[Python-ideas] Implicit string literal concatenation considered harmful?

Paul Moore p.f.moore at gmail.com
Wed Mar 14 12:20:46 EDT 2018


On 14 March 2018 at 15:34, Serhiy Storchaka <storchaka at gmail.com> wrote:
> 10.05.13 21:48, Guido van Rossum пише:
>>
>> I just spent a few minutes staring at a bug caused by a missing comma
>> -- I got a mysterious argument count error because instead of foo('a',
>> 'b') I had written foo('a' 'b').
>>
>> This is a fairly common mistake, and IIRC at Google we even had a lint
>> rule against this (there was also a Python dialect used for some
>> specific purpose where this was explicitly forbidden).
>>
>> Now, with modern compiler technology, we can (and in fact do) evaluate
>> compile-time string literal concatenation with the '+' operator, so
>> there's really no reason to support 'a' 'b' any more. (The reason was
>> always rather flimsy; I copied it from C but the reason why it's
>> needed there doesn't really apply to Python, as it is mostly useful
>> inside macros.)
>>
>> Would it be reasonable to start deprecating this and eventually remove
>> it from the language?
>
>
> This already was discussed 5 years ago. See the topic "Implicit string
> literal concatenation considered harmful?" started by GvR.
>
> https://mail.python.org/pipermail/python-ideas/2013-May/020527.html
>
> First that reviving this discussion please take a look at arguments made at
> former discussion, and make sure that your arguments are new.
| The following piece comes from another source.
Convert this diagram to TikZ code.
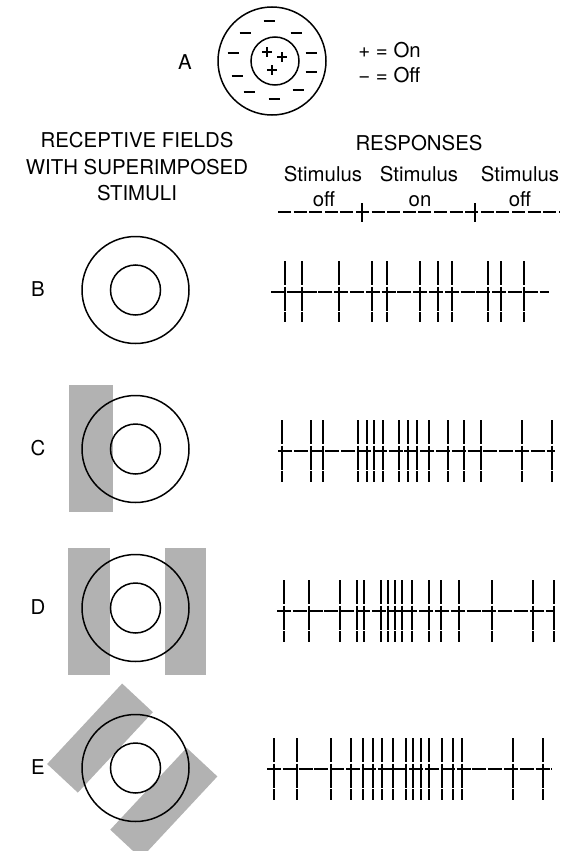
\documentclass[tikz,border=0pt]{standalone}
\usepackage{fontspec}
\setmainfont{TeX Gyre Heros}

\begin{document}
\begin{tikzpicture}[x=0.5pt,y=-0.5pt,
        lbl/.style={font=\fontsize{10.2}{12}\selectfont, inner sep=0pt, anchor=base},
        ring/.style={line width=0.75pt},
        stim/.style={fill=black!30, draw=none},
        spike/.style={line width=0.85pt, dash pattern=on 12pt off 0.8pt},
        base/.style={line width=0.7pt, dash pattern=on 7pt off 0.9pt}]
    \useasboundingbox (0,0) rectangle (569,851);

    % field A with its signs
    \node[lbl] (fa) at (185,69) {A};
    \draw[ring] (272,61) circle[radius=54];
    \draw[ring] (275,61) circle[radius=24];
    \foreach \x/\y in {269/21, 245/33, 296/33, 233/53, 311/53,
                       237/76, 311/72, 249/92, 298/90, 274/99}
        \draw[line width=0.7pt] (\x-5.5,\y) -- (\x+5.5,\y);
    \foreach \x/\y in {267/52, 282/57, 272/70}
        \draw[line width=0.7pt] (\x-5,\y) -- (\x+5,\y) (\x,\y-5) -- (\x,\y+5);
    \node[lbl, anchor=base west] (on) at (358,57) {+ = On};
    \node[lbl, anchor=base west] (off) at (358,82) {− = Off};

    % column heads
    \node[lbl] (h1) at (137,147) {RECEPTIVE FIELDS};
    \node[lbl] (h2) at (137,174) {WITH SUPERIMPOSED};
    \node[lbl] (h3) at (137,200) {STIMULI};
    \node[lbl] (resp) at (419,150) {RESPONSES};
    \node[lbl] (s1) at (323,181) {Stimulus};
    \node[lbl] (s2) at (419,181) {Stimulus};
    \node[lbl] (s3) at (520,181) {Stimulus};
    \node[lbl] (t1) at (324,206) {off};
    \node[lbl] (t2) at (420,206) {on};
    \node[lbl] (t3) at (520,206) {off};
    \draw[base, dash pattern=on 6.5pt off 1.3pt] (278,212) -- (560,212);
    \draw[line width=0.7pt] (362,203) -- (362,222) (475,203) -- (475,222);

    % stimuli bars
    \fill[stim] (69,385) rectangle (113,512);
    \fill[stim] (68,548) rectangle (110,675);
    \fill[stim] (165,548) rectangle (206,675);
    \begin{scope}[shift={(135,768)}, rotate=-43]
        \fill[stim] (-67,-53) rectangle (-25,57);
        \fill[stim] (24,-50) rectangle (66,62);
    \end{scope}

    % receptive fields B to E
    \foreach \n/\y in {B/290, C/449, D/608, E/768} {
        \node[lbl] (l\n) at (38,\y+6) {\n};
        \draw[ring] (135.5,\y) circle[radius=53.5];
        \draw[ring] (135.5,\y) circle[radius=25];
    }

    % spike trains
    \draw[base] (271,292) -- (549,292);
    \foreach \x in {285,302,339,372,387,420,438,452,488,501,524}
        \draw[spike] (\x,261) -- (\x,322);
    \draw[base] (278,451) -- (555,451);
    \foreach \x in {282,311,323,358,367,374,383,399,408,417,429,448,464,481,522,552}
        \draw[spike] (\x,420) -- (\x,482);
    \draw[base] (277,611) -- (555,611);
    \foreach \x in {284,309,340,357,364,381,388,395,402,412,429,441,459,492,533,554}
        \draw[spike] (\x,580) -- (\x,642);
    \draw[base] (267,769) -- (552,769);
    \foreach \x in {274,297,331,351,363,373,382,393,406,413,421,429,442,453,462,513,543}
        \draw[spike] (\x,738) -- (\x,800);
\end{tikzpicture}
\end{document}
To be fair, Guido's post was about removing implicit concatenation,
and much of the subsequent thread was only somewhat related (proposals
for alternative syntax). And the ultimate conclusion from Guido was
that the breakage would be too high.

None of which really relates to the proposal here, which is that we
should "discourage" use without any language change. I'm just not
clear how such discouragement would make any practical difference (I
for one would likely just ignore it).